Эти самые последние строки поэмы, эта картина человеческих существ в неистовстве их горя, предпочитающих скорее "пролить немало [своей собственной] крови... чем покинуть своих умерших", тщетно пытающихся удержать своих любимых, является самым мощным символом того, что человеческая жизнь стоит выше всех естественных объяснений. Это яркое свидетельство того, что смысл жизни заключен в человеческих эмоциях сострадания, одиночества и любви. Мы заканчиваем читать поэму с убеждением, что речь идет об истинном зле, ужасе и неизбежном источнике беспокойства, который нельзя отрицать, отвергать или умалять ни Лукрецию, ни кому-либо иному.

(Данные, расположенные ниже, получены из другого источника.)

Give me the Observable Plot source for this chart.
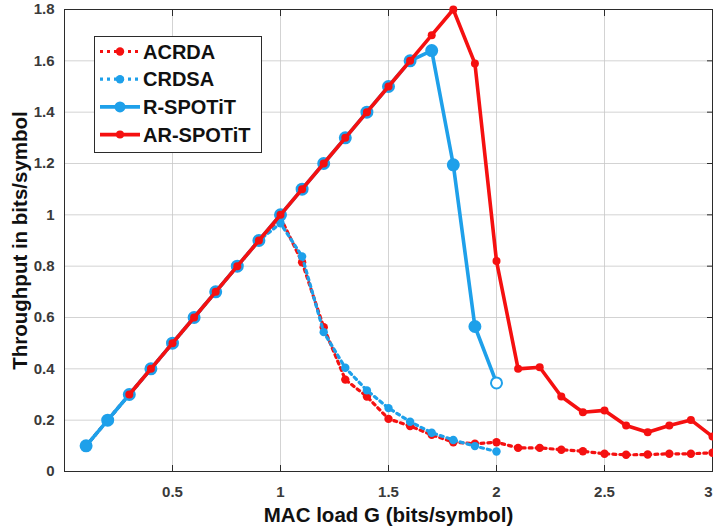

Но следует отдать должное отваге и искренности Лукреция, ибо он никогда не уклоняется от проблемы смерти, даже несмотря на то, что не может решить ее. Согласно всем рациональным "правилам", конец поэмы - это совершенно неподходящее место для таких описаний - заканчивать следует утверждающе! Мы видим, что Лукрецием управляет не просто "разум", а глубокие человеческие чувства; в итоге его поэзия одерживает верх над его догмой. Именно красота его искусства позволяет ему не предложить "разрешение" проблемы смерти или попытку избежать ее, а до последней минуты смотреть ей в лицо. Страх смерти - изначально основной источник всякого беспокойства - все равно остается. В своей жизни Лукреций испытал свою долю (может быть, даже больше, чем свою долю) страхов и беспокойства - факт, несомненно связанный с чувствительностью и милосердием, которые делали его таким превосходным поэтом.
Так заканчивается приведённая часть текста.